Las guerras de propaganda se apoyan frecuentemente en la construcción de una identidad victimista. Los serbios durante la guerra de los Balcanes apelaron a su martirio histórico desde la batalla de Kosovo (1389). Los irlandeses nacionalistas construyeron su narrativa sobre las hambrunas del siglo XIX y las represiones británicas. Hamás y la causa palestina se inscriben en este patrón. La identidad como pueblo sufriente, expoliado y perseguido, se convierte en argumento de legitimación. Lo paradójico es que esta estrategia es compartida por los israelíes, cuya identidad nacional moderna se forjó al calor del Holocausto. El conflicto se vuelve entonces un duelo de memorias históricas, donde ambos bandos reclaman el estatus de víctima fundacional. La educación para la guerra no es exclusiva de Oriente Medio. En la Alemania nazi, los niños eran adoctrinados desde la Juventud Hitleriana para morir por la patria. En la Camboya de los Jemeres Rojos, los más jóvenes eran los más fanatizados. En todos estos casos, el futuro de los niños no era la paz, sino el sacrificio ritual por una causa. Hoy, los sistemas educativos de ciertos territorios palestinos están diseñados no para preparar ciudadanos libres, sino mártires. La historia enseña que un pueblo educado en el odio perpetúa los conflictos, como ocurrió entre hutus y tutsis en Ruanda, donde los manuales escolares fueron herramientas del genocidio.

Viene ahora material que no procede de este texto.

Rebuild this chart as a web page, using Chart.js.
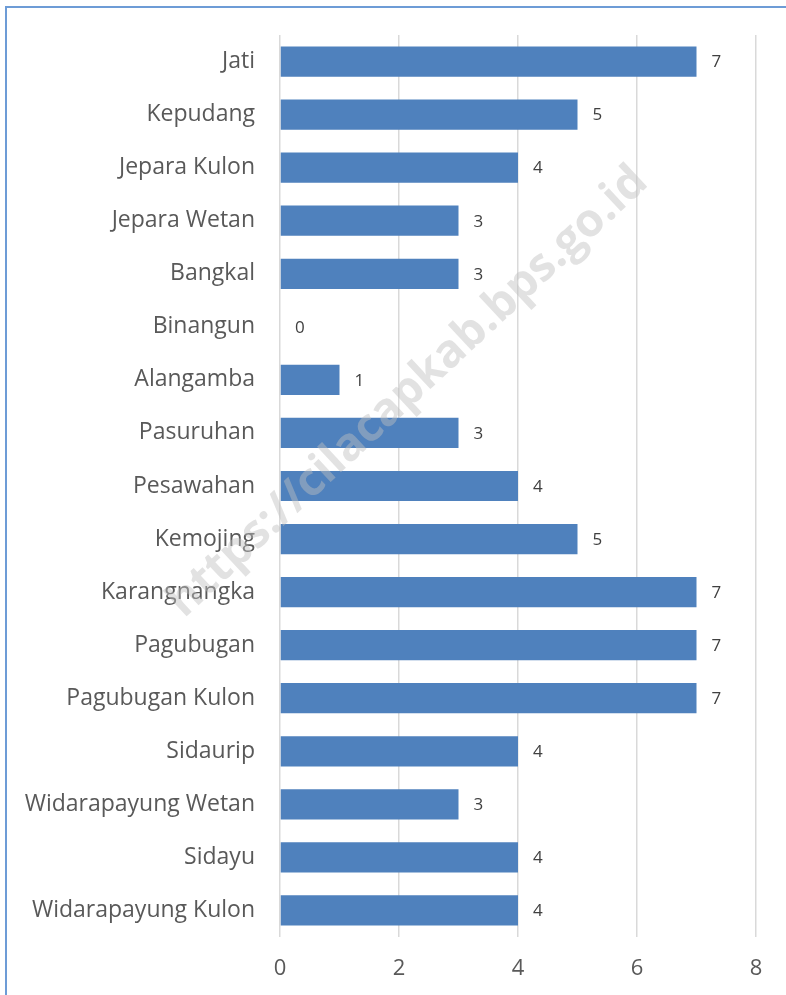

La propuesta de reasentar poblaciones para evitar conflictos tiene un historial complejo. Tras la Segunda Guerra Mundial, millones de alemanes fueron expulsados de Polonia y Checoslovaquia. En 1947, India y Pakistán intercambiaron millones de personas en un proceso traumático. La partición de Palestina (1947) fue otro intento fallido. La idea de reasentar a los palestinos en otros territorios, como se sugirió durante los acuerdos de Oslo, fracasó por razones similares: la identidad nacional no es transferible como mercancía. La historia muestra que el vínculo emocional con la tierra, aunque conflictivo, es central en los nacionalismos modernos. Intentar exportar la solución, como sugiere la ironía de trasladar Palestina a Europa, no haría más que trasladar el conflicto.

La historia de Gaza es, en realidad, una historia de repeticiones. La guerra como espectáculo, la propaganda como arma, el niño muerto como emblema, la impotencia de las instituciones y la persistencia del odio como motor político. Todo esto ha ocurrido antes.